Italy's quake: 'looking, looking' for survivors

7th April 2009, Comments 0 comments

Sobbing friends and relatives of those trapped inside comforted each other with hugs or jockeyed for position, pushing in front of police barricades to get a better view.

L'Aquila -- The four-storey building that once housed eight families in the heart of L'Aquila fell like a house of cards at dawn on Monday.

Hours later, dozens of people hovered anxiously as rescue workers went about the grim task of pulling out survivors from the rubble in the medieval capital of the Abruzzo region in central Italy.

Sobbing friends and relatives of those trapped inside comforted each other with hugs or jockeyed for position, pushing in front of police barricades to get a better view.
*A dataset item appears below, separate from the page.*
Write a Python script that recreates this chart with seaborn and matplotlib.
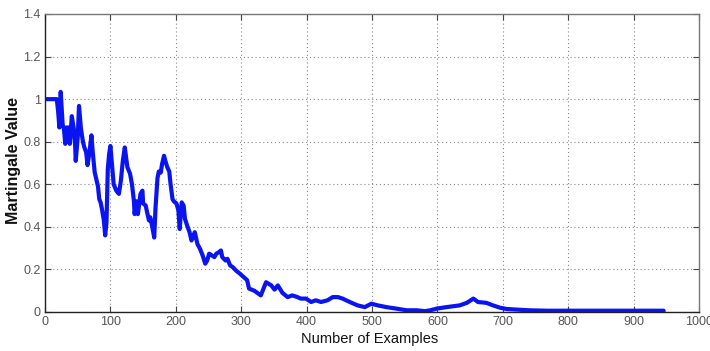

Firefighters, public safety workers, police and volunteers worked tirelessly on the immense pile of rubble and concrete.

"My brother lives there and he's missing," said a woman of about 40, her voice choked with emotion. "My husband's been up there ... looking, looking, looking, since four in the morning," she said. "I'm losing hope."

Dogs had detected at least two survivors desperate for rescue, while one of their handlers, speaking on condition of anonymity, said there might be as many as four.

At regular intervals the foreman ordered absolute silence. After workers cut the engines of their steam shovels and crane, he called out once again to check on the exact location of Maria, a resident whose muffled cries for help had reached the rescuers' ears.

All the onlookers were looking for someone who used to call the building home.

Chiara Piscini, around 20, said: "I have a friend who lives here. I hope they're going to pull her out alive. I'll wait -- I don't know what else to do." Hiding her tears behind large dark glasses, she said: "(The earthquake) was terrible last night, so strong."

A rescue worker, sweating from the effort and covered in dust, told AFP: "I arrived at nine this morning from Rome with my dog. It's very hard, and it's long as well."

He added, his voice trailing: "As long as it's still light we're all right, but after that ..."

L'Aquila, the quake's epicentre some 100 kilometres (60 miles) northeast of Rome, looked like a ghost town, many buildings gone except for their cracked facades.

Firetrucks and ambulances continued their macabre rounds, while hundreds of people joined an exodus out of the crippled city, by car or on foot, some still in the pyjamas they were wearing when the quake struck.

A tent village with room for between 16,000 and 20,000 people was being set up and would be ready by nightfall, Italian Prime Minister Silvio Berlusconi said during a visit to the scene.

At least 150 people have died in the quake, 1,500 have been injured and 50,000 made homeless, officials said, warning that the death toll could rise much higher.